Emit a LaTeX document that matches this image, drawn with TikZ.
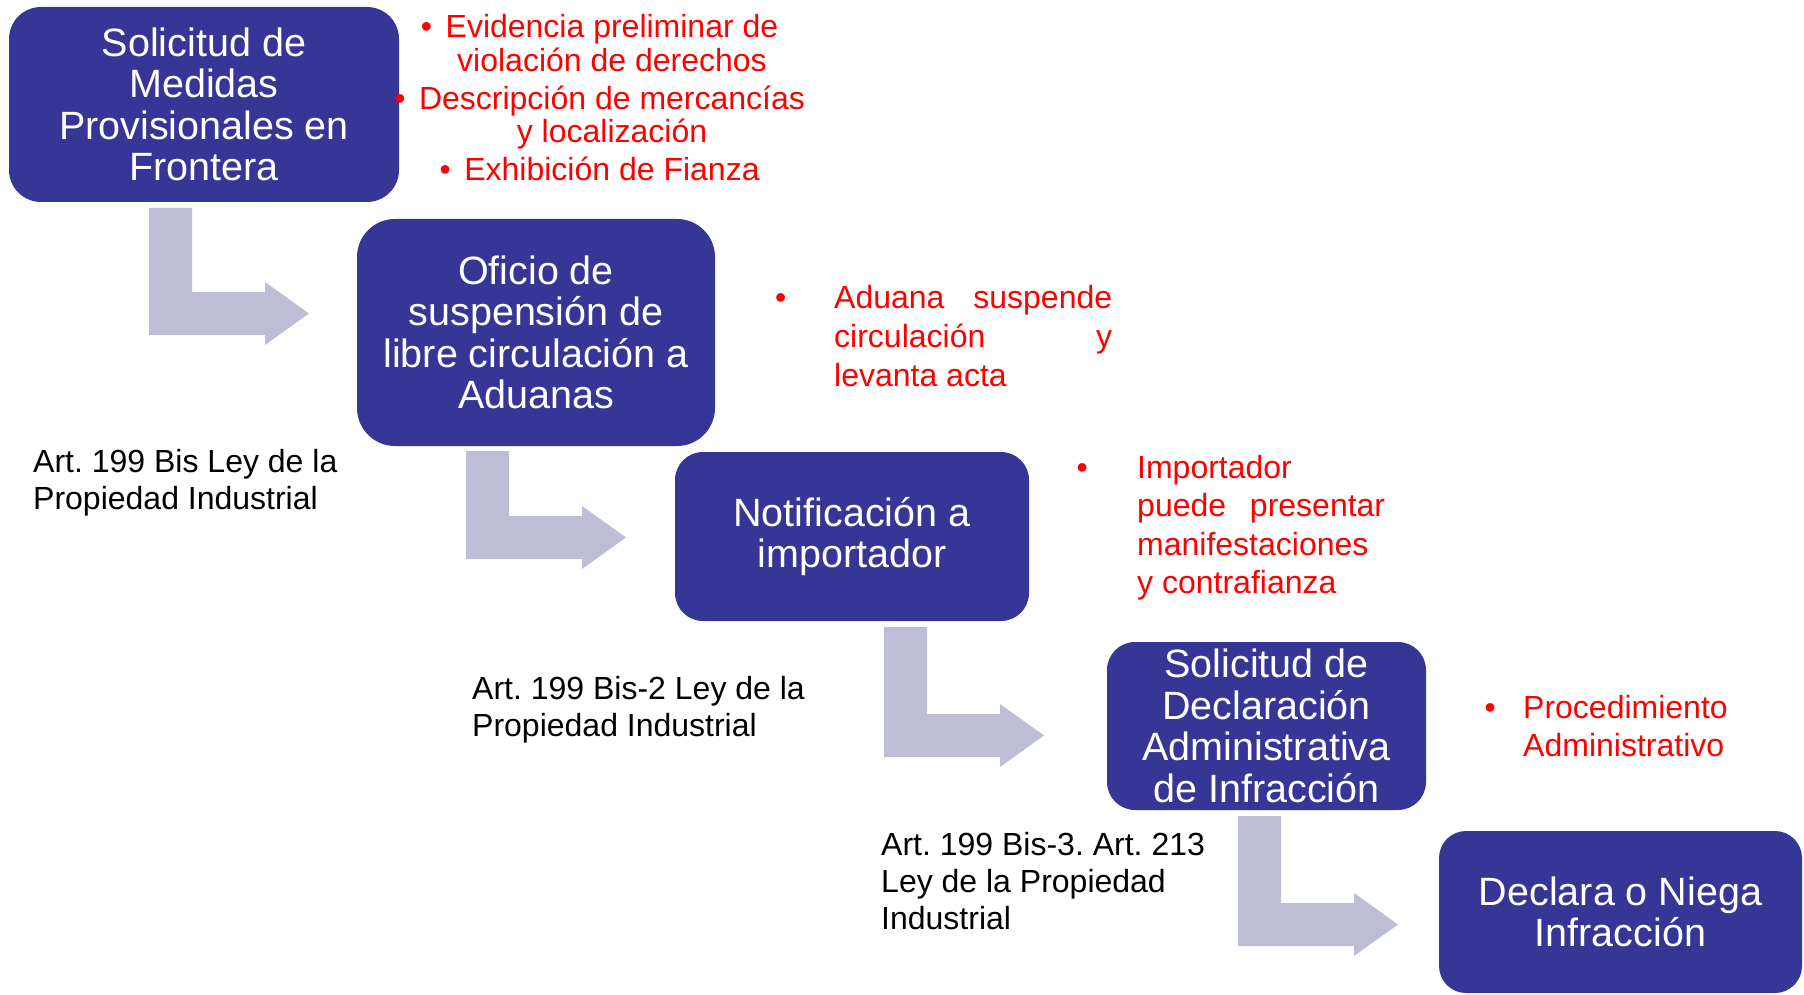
\documentclass[tikz,border=0pt]{standalone}
\usepackage{fontspec}
\setmainfont{Liberation Sans}
\usepackage{tikz}
\usetikzlibrary{calc}
\definecolor{boxblue}{RGB}{54,54,150}
\definecolor{arrowgray}{RGB}{189,190,214}
\definecolor{notered}{RGB}{255,0,0}
\newcommand{\bendarrow}[3]{ \fill[arrowgray] ( #1 , #2 ) -- ( {#1+43} , #2 ) -- ( {#1+43} , {#3-43} ) -- ( {#1+116} , {#3-43} ) -- ( {#1+116} , {#3-53} ) -- ( {#1+160} , {#3-21.5} ) -- ( {#1+116} , {#3+10} ) -- ( {#1+116} , #3 ) -- ( #1 , #3 ) -- cycle;}
\newcommand{\bul}[1]{\llap{•\hspace{#1}}}
\newcommand{\spread}[2]{\makebox[#1][s]{#2}}
\frenchspacing
\tikzset{
  stepbox/.style={fill=boxblue, text=white, align=center, inner sep=0pt, font=\fontsize{39.5}{41.5}\selectfont},
  rednote/.style={text=notered, inner sep=0pt, font=\fontsize{32}{33.5}\selectfont},
  artnote/.style={text=black, align=left, anchor=west, inner sep=0pt, font=\fontsize{32}{37}\selectfont}
}

\begin{document}
\begin{tikzpicture}[x=1pt,y=-1pt]
        \useasboundingbox (0,0) rectangle (1804,995);
        % arrows
        \bendarrow{149}{208}{335}
        \bendarrow{466}{451}{559}
        \bendarrow{884}{627}{757}
        \bendarrow{1238}{816}{946}
        % steps
        \node[stepbox, minimum width=390pt, minimum height=195pt, rounded corners=32pt] (solicitud) at (204,104.5) {Solicitud de\\Medidas\\Provisionales en\\Frontera};
        \node[stepbox, minimum width=358pt, minimum height=227pt, rounded corners=38pt] (oficio) at (536,332.5) {Oficio de\\suspensión de\\libre circulación a\\Aduanas};
        \node[stepbox, minimum width=354pt, minimum height=169pt, rounded corners=28pt] (notificacion) at (852,536.5) {Notificación a\\importador};
        \node[stepbox, minimum width=319pt, minimum height=168pt, rounded corners=28pt] (declaracion) at (1266.5,726) {Solicitud de\\Declaración\\Administrativa\\de Infracción};
        \node[stepbox, minimum width=363pt, minimum height=162pt, rounded corners=27pt] (resolucion) at (1620.5,912) {Declara o Niega\\Infracción};
        % red notes
        \node[rednote, align=center] (requisitos) at (612,98) {\bul{13.5pt}Evidencia preliminar de\\violación de derechos\\[4.5pt]\bul{13.5pt}Descripción de mercancías\\y localización\\[4.5pt]\bul{13.5pt}Exhibición de Fianza};
        \node[rednote, align=left, anchor=west, font=\fontsize{32}{39}\selectfont] (aduana) at (834,336) {\bul{48pt}\spread{278pt}{Aduana suspende}\\\spread{278pt}{circulación y}\\levanta acta};
        \node[rednote, align=left, anchor=west, font=\fontsize{32}{38.5}\selectfont] (importador) at (1137,527.5) {\bul{49.5pt}Importador\\\spread{248pt}{puede presentar}\\manifestaciones\\y contrafianza};
        \node[rednote, align=left, anchor=west, font=\fontsize{32}{38}\selectfont] (procedimiento) at (1523,726) {\bul{27.5pt}Procedimiento\\Administrativo};
        % articles
        \node[artnote] (art1) at (33,483) {Art. 199 Bis Ley de la\\Propiedad Industrial};
        \node[artnote] (art2) at (472,710) {Art. 199 Bis-2 Ley de la\\Propiedad Industrial};
        \node[artnote] (art3) at (881,881.5) {Art. 199 Bis-3. Art. 213\\Ley de la Propiedad\\Industrial};
\end{tikzpicture}
\end{document}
:::::
**Task details:** Without the pictures, write out the whole listing above exactly as it appears.

**Final answer:**
Emit a LaTeX document that matches this image, drawn with TikZ.
\documentclass[tikz,border=0pt]{standalone}
\usepackage{fontspec}
\setmainfont{Liberation Sans}
\usepackage{tikz}
\usetikzlibrary{calc}
\definecolor{boxblue}{RGB}{54,54,150}
\definecolor{arrowgray}{RGB}{189,190,214}
\definecolor{notered}{RGB}{255,0,0}
\newcommand{\bendarrow}[3]{ \fill[arrowgray] ( #1 , #2 ) -- ( {#1+43} , #2 ) -- ( {#1+43} , {#3-43} ) -- ( {#1+116} , {#3-43} ) -- ( {#1+116} , {#3-53} ) -- ( {#1+160} , {#3-21.5} ) -- ( {#1+116} , {#3+10} ) -- ( {#1+116} , #3 ) -- ( #1 , #3 ) -- cycle;}
\newcommand{\bul}[1]{\llap{•\hspace{#1}}}
\newcommand{\spread}[2]{\makebox[#1][s]{#2}}
\frenchspacing
\tikzset{
  stepbox/.style={fill=boxblue, text=white, align=center, inner sep=0pt, font=\fontsize{39.5}{41.5}\selectfont},
  rednote/.style={text=notered, inner sep=0pt, font=\fontsize{32}{33.5}\selectfont},
  artnote/.style={text=black, align=left, anchor=west, inner sep=0pt, font=\fontsize{32}{37}\selectfont}
}

\begin{document}
\begin{tikzpicture}[x=1pt,y=-1pt]
        \useasboundingbox (0,0) rectangle (1804,995);
        % arrows
        \bendarrow{149}{208}{335}
        \bendarrow{466}{451}{559}
        \bendarrow{884}{627}{757}
        \bendarrow{1238}{816}{946}
        % steps
        \node[stepbox, minimum width=390pt, minimum height=195pt, rounded corners=32pt] (solicitud) at (204,104.5) {Solicitud de\\Medidas\\Provisionales en\\Frontera};
        \node[stepbox, minimum width=358pt, minimum height=227pt, rounded corners=38pt] (oficio) at (536,332.5) {Oficio de\\suspensión de\\libre circulación a\\Aduanas};
        \node[stepbox, minimum width=354pt, minimum height=169pt, rounded corners=28pt] (notificacion) at (852,536.5) {Notificación a\\importador};
        \node[stepbox, minimum width=319pt, minimum height=168pt, rounded corners=28pt] (declaracion) at (1266.5,726) {Solicitud de\\Declaración\\Administrativa\\de Infracción};
        \node[stepbox, minimum width=363pt, minimum height=162pt, rounded corners=27pt] (resolucion) at (1620.5,912) {Declara o Niega\\Infracción};
        % red notes
        \node[rednote, align=center] (requisitos) at (612,98) {\bul{13.5pt}Evidencia preliminar de\\violación de derechos\\[4.5pt]\bul{13.5pt}Descripción de mercancías\\y localización\\[4.5pt]\bul{13.5pt}Exhibición de Fianza};
        \node[rednote, align=left, anchor=west, font=\fontsize{32}{39}\selectfont] (aduana) at (834,336) {\bul{48pt}\spread{278pt}{Aduana suspende}\\\spread{278pt}{circulación y}\\levanta acta};
        \node[rednote, align=left, anchor=west, font=\fontsize{32}{38.5}\selectfont] (importador) at (1137,527.5) {\bul{49.5pt}Importador\\\spread{248pt}{puede presentar}\\manifestaciones\\y contrafianza};
        \node[rednote, align=left, anchor=west, font=\fontsize{32}{38}\selectfont] (procedimiento) at (1523,726) {\bul{27.5pt}Procedimiento\\Administrativo};
        % articles
        \node[artnote] (art1) at (33,483) {Art. 199 Bis Ley de la\\Propiedad Industrial};
        \node[artnote] (art2) at (472,710) {Art. 199 Bis-2 Ley de la\\Propiedad Industrial};
        \node[artnote] (art3) at (881,881.5) {Art. 199 Bis-3. Art. 213\\Ley de la Propiedad\\Industrial};
\end{tikzpicture}
\end{document}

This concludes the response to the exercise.